_PROBLEM DESCRIPTION_
Print the listing that follows, character for character.

_PROVIDED MATERIAL_
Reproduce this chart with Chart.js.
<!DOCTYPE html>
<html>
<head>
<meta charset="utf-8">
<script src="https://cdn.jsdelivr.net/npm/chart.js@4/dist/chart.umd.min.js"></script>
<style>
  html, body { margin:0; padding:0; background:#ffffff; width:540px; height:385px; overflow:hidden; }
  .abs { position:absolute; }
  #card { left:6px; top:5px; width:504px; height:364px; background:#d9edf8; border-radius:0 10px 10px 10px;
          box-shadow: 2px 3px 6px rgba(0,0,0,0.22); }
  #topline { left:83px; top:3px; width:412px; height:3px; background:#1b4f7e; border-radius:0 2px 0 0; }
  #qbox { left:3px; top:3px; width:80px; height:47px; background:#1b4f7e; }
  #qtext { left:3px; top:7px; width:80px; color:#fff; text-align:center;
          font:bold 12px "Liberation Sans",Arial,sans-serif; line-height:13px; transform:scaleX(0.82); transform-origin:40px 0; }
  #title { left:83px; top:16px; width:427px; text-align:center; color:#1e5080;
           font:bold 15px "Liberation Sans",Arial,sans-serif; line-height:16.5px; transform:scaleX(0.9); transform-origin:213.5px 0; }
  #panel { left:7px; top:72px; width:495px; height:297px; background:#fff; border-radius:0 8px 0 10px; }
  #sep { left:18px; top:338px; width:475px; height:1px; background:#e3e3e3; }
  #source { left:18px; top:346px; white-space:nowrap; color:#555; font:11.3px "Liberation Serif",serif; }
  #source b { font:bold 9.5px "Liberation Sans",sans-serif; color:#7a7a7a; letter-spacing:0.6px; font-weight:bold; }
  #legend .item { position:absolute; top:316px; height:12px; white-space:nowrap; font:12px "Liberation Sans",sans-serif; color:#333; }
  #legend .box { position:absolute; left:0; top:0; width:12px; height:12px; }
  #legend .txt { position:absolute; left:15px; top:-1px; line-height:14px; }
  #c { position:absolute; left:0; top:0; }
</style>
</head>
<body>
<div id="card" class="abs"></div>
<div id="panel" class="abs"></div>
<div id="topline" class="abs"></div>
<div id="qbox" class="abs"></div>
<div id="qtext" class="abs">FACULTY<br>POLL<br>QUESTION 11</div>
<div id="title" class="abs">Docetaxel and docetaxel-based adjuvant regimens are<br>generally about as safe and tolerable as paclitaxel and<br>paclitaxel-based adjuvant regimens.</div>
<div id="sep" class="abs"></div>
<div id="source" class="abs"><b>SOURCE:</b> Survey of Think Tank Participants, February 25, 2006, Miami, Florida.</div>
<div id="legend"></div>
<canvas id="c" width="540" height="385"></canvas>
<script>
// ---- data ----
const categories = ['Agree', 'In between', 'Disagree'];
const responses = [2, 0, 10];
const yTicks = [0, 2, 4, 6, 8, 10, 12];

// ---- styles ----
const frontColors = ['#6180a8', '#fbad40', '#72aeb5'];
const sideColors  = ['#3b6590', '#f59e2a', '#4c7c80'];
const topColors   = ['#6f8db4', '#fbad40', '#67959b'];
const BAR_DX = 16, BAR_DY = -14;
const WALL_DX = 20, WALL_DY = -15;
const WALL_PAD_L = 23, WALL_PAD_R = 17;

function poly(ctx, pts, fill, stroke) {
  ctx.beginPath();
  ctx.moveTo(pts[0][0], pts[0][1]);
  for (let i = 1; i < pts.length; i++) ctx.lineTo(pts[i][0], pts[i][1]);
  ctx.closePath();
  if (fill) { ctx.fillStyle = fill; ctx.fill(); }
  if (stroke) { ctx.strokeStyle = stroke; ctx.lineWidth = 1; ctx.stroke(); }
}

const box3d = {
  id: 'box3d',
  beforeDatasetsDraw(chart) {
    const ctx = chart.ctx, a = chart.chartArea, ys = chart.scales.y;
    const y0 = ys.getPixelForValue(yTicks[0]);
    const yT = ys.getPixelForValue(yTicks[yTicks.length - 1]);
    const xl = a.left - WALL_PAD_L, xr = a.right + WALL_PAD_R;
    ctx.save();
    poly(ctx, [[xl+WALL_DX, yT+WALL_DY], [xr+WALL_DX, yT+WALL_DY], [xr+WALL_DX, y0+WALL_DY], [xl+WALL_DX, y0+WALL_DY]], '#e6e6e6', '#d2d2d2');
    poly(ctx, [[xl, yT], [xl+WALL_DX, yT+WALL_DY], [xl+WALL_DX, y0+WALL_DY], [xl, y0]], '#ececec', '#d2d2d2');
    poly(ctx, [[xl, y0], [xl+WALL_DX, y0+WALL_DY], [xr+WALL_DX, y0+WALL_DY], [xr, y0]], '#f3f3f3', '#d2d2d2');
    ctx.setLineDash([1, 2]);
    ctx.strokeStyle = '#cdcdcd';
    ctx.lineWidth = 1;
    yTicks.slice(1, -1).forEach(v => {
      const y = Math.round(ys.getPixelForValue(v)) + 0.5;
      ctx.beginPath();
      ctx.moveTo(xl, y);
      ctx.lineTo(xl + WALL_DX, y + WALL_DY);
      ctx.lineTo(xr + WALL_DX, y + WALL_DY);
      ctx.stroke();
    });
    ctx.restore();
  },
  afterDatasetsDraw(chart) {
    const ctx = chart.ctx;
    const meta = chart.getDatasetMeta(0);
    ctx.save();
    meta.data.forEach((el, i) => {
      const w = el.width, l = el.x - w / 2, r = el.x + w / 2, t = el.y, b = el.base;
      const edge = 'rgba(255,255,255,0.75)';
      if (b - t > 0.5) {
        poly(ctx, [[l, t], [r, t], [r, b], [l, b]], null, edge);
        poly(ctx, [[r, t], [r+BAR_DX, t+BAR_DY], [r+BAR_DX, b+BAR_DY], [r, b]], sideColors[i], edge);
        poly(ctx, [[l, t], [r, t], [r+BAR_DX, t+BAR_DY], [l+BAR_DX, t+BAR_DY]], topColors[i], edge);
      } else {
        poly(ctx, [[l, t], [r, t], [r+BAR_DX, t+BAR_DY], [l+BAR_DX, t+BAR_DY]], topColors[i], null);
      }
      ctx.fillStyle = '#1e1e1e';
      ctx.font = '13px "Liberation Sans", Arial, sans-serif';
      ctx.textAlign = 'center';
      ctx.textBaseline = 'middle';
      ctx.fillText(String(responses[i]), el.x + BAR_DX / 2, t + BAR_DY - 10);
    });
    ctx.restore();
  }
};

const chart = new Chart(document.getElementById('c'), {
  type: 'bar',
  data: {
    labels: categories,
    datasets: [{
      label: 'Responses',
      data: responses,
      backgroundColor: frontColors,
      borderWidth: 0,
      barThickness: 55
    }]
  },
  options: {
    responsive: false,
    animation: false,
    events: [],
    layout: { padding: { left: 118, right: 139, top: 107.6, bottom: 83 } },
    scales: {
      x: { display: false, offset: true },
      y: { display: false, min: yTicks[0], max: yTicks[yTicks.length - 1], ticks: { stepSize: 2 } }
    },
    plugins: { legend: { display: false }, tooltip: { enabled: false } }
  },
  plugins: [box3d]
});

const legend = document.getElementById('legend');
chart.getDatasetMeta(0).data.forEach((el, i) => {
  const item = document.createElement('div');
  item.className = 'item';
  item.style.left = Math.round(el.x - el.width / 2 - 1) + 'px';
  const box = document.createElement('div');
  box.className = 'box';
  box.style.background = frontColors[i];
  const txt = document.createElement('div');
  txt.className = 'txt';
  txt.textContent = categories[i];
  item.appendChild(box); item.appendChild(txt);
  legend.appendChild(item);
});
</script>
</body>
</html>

_SOLUTION_
Reproduce this chart with Chart.js.
<!DOCTYPE html>
<html>
<head>
<meta charset="utf-8">
<script src="https://cdn.jsdelivr.net/npm/chart.js@4/dist/chart.umd.min.js"></script>
<style>
  html, body { margin:0; padding:0; background:#ffffff; width:540px; height:385px; overflow:hidden; }
  .abs { position:absolute; }
  #card { left:6px; top:5px; width:504px; height:364px; background:#d9edf8; border-radius:0 10px 10px 10px;
          box-shadow: 2px 3px 6px rgba(0,0,0,0.22); }
  #topline { left:83px; top:3px; width:412px; height:3px; background:#1b4f7e; border-radius:0 2px 0 0; }
  #qbox { left:3px; top:3px; width:80px; height:47px; background:#1b4f7e; }
  #qtext { left:3px; top:7px; width:80px; color:#fff; text-align:center;
          font:bold 12px "Liberation Sans",Arial,sans-serif; line-height:13px; transform:scaleX(0.82); transform-origin:40px 0; }
  #title { left:83px; top:16px; width:427px; text-align:center; color:#1e5080;
           font:bold 15px "Liberation Sans",Arial,sans-serif; line-height:16.5px; transform:scaleX(0.9); transform-origin:213.5px 0; }
  #panel { left:7px; top:72px; width:495px; height:297px; background:#fff; border-radius:0 8px 0 10px; }
  #sep { left:18px; top:338px; width:475px; height:1px; background:#e3e3e3; }
  #source { left:18px; top:346px; white-space:nowrap; color:#555; font:11.3px "Liberation Serif",serif; }
  #source b { font:bold 9.5px "Liberation Sans",sans-serif; color:#7a7a7a; letter-spacing:0.6px; font-weight:bold; }
  #legend .item { position:absolute; top:316px; height:12px; white-space:nowrap; font:12px "Liberation Sans",sans-serif; color:#333; }
  #legend .box { position:absolute; left:0; top:0; width:12px; height:12px; }
  #legend .txt { position:absolute; left:15px; top:-1px; line-height:14px; }
  #c { position:absolute; left:0; top:0; }
</style>
</head>
<body>
<div id="card" class="abs"></div>
<div id="panel" class="abs"></div>
<div id="topline" class="abs"></div>
<div id="qbox" class="abs"></div>
<div id="qtext" class="abs">FACULTY<br>POLL<br>QUESTION 11</div>
<div id="title" class="abs">Docetaxel and docetaxel-based adjuvant regimens are<br>generally about as safe and tolerable as paclitaxel and<br>paclitaxel-based adjuvant regimens.</div>
<div id="sep" class="abs"></div>
<div id="source" class="abs"><b>SOURCE:</b> Survey of Think Tank Participants, February 25, 2006, Miami, Florida.</div>
<div id="legend"></div>
<canvas id="c" width="540" height="385"></canvas>
<script>
// ---- data ----
const categories = ['Agree', 'In between', 'Disagree'];
const responses = [2, 0, 10];
const yTicks = [0, 2, 4, 6, 8, 10, 12];

// ---- styles ----
const frontColors = ['#6180a8', '#fbad40', '#72aeb5'];
const sideColors  = ['#3b6590', '#f59e2a', '#4c7c80'];
const topColors   = ['#6f8db4', '#fbad40', '#67959b'];
const BAR_DX = 16, BAR_DY = -14;
const WALL_DX = 20, WALL_DY = -15;
const WALL_PAD_L = 23, WALL_PAD_R = 17;

function poly(ctx, pts, fill, stroke) {
  ctx.beginPath();
  ctx.moveTo(pts[0][0], pts[0][1]);
  for (let i = 1; i < pts.length; i++) ctx.lineTo(pts[i][0], pts[i][1]);
  ctx.closePath();
  if (fill) { ctx.fillStyle = fill; ctx.fill(); }
  if (stroke) { ctx.strokeStyle = stroke; ctx.lineWidth = 1; ctx.stroke(); }
}

const box3d = {
  id: 'box3d',
  beforeDatasetsDraw(chart) {
    const ctx = chart.ctx, a = chart.chartArea, ys = chart.scales.y;
    const y0 = ys.getPixelForValue(yTicks[0]);
    const yT = ys.getPixelForValue(yTicks[yTicks.length - 1]);
    const xl = a.left - WALL_PAD_L, xr = a.right + WALL_PAD_R;
    ctx.save();
    poly(ctx, [[xl+WALL_DX, yT+WALL_DY], [xr+WALL_DX, yT+WALL_DY], [xr+WALL_DX, y0+WALL_DY], [xl+WALL_DX, y0+WALL_DY]], '#e6e6e6', '#d2d2d2');
    poly(ctx, [[xl, yT], [xl+WALL_DX, yT+WALL_DY], [xl+WALL_DX, y0+WALL_DY], [xl, y0]], '#ececec', '#d2d2d2');
    poly(ctx, [[xl, y0], [xl+WALL_DX, y0+WALL_DY], [xr+WALL_DX, y0+WALL_DY], [xr, y0]], '#f3f3f3', '#d2d2d2');
    ctx.setLineDash([1, 2]);
    ctx.strokeStyle = '#cdcdcd';
    ctx.lineWidth = 1;
    yTicks.slice(1, -1).forEach(v => {
      const y = Math.round(ys.getPixelForValue(v)) + 0.5;
      ctx.beginPath();
      ctx.moveTo(xl, y);
      ctx.lineTo(xl + WALL_DX, y + WALL_DY);
      ctx.lineTo(xr + WALL_DX, y + WALL_DY);
      ctx.stroke();
    });
    ctx.restore();
  },
  afterDatasetsDraw(chart) {
    const ctx = chart.ctx;
    const meta = chart.getDatasetMeta(0);
    ctx.save();
    meta.data.forEach((el, i) => {
      const w = el.width, l = el.x - w / 2, r = el.x + w / 2, t = el.y, b = el.base;
      const edge = 'rgba(255,255,255,0.75)';
      if (b - t > 0.5) {
        poly(ctx, [[l, t], [r, t], [r, b], [l, b]], null, edge);
        poly(ctx, [[r, t], [r+BAR_DX, t+BAR_DY], [r+BAR_DX, b+BAR_DY], [r, b]], sideColors[i], edge);
        poly(ctx, [[l, t], [r, t], [r+BAR_DX, t+BAR_DY], [l+BAR_DX, t+BAR_DY]], topColors[i], edge);
      } else {
        poly(ctx, [[l, t], [r, t], [r+BAR_DX, t+BAR_DY], [l+BAR_DX, t+BAR_DY]], topColors[i], null);
      }
      ctx.fillStyle = '#1e1e1e';
      ctx.font = '13px "Liberation Sans", Arial, sans-serif';
      ctx.textAlign = 'center';
      ctx.textBaseline = 'middle';
      ctx.fillText(String(responses[i]), el.x + BAR_DX / 2, t + BAR_DY - 10);
    });
    ctx.restore();
  }
};

const chart = new Chart(document.getElementById('c'), {
  type: 'bar',
  data: {
    labels: categories,
    datasets: [{
      label: 'Responses',
      data: responses,
      backgroundColor: frontColors,
      borderWidth: 0,
      barThickness: 55
    }]
  },
  options: {
    responsive: false,
    animation: false,
    events: [],
    layout: { padding: { left: 118, right: 139, top: 107.6, bottom: 83 } },
    scales: {
      x: { display: false, offset: true },
      y: { display: false, min: yTicks[0], max: yTicks[yTicks.length - 1], ticks: { stepSize: 2 } }
    },
    plugins: { legend: { display: false }, tooltip: { enabled: false } }
  },
  plugins: [box3d]
});

const legend = document.getElementById('legend');
chart.getDatasetMeta(0).data.forEach((el, i) => {
  const item = document.createElement('div');
  item.className = 'item';
  item.style.left = Math.round(el.x - el.width / 2 - 1) + 'px';
  const box = document.createElement('div');
  box.className = 'box';
  box.style.background = frontColors[i];
  const txt = document.createElement('div');
  txt.className = 'txt';
  txt.textContent = categories[i];
  item.appendChild(box); item.appendChild(txt);
  legend.appendChild(item);
});
</script>
</body>
</html>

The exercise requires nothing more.